# Cleaning Foam Rubber?



## Cindy in NY (May 10, 2002)

The dog's bed has an egg crate piece of foam rubber in it that smells horribly! I have washed the cover but it is very worn so I bought new material to cover the foam pad. Is there a way to clean the foam rubber or should I just buy new? I don't want to put a new cover on the old, stinky pad!


----------



## Ardie/WI (May 10, 2002)

I'd put it in the bathtub in warm water and a bit of soap or detergent and hand squeeze the water through it and rinse it well.

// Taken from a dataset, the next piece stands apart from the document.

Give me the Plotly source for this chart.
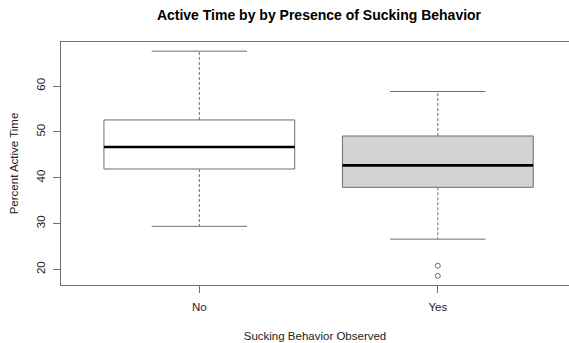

Hang it outside to dry as a dryer would ruin it.

Or buy a new one!


----------



## Beaners (Feb 23, 2005)

Is this the same material a mattress pad for a human bed is made out of? In college I put one through the washer and dryer without too much trouble. I was worried it would melt, but it didn't. It wasn't in brand new shape afterwards, but it was still nice and cushiony and in one piece.

Kayleigh


----------



## Windy_jem (Feb 19, 2006)

I did the same thing as Ardie did but I did it outside in a huge trough type thing....then I threw it over the fence and then rinsed it with the hose. Squeezed the water out and then let it dry on the fence.


----------



## Cindy in NY (May 10, 2002)

Thanks! I think I'll try the handwashing but will have to wait till Monday as it's supposed to rain tomorrow.


----------



## Cindy in NY (May 10, 2002)

I washed the dogs foam rubber mat several weeks ago. It came out pretty good. The only thing I didn't think about was how heavy it would get!! It took several days to dry but I think Sasha likes it! Good thing dogs are color blind! I got the peach colored sherpa fabric for about 1/2 price.


----------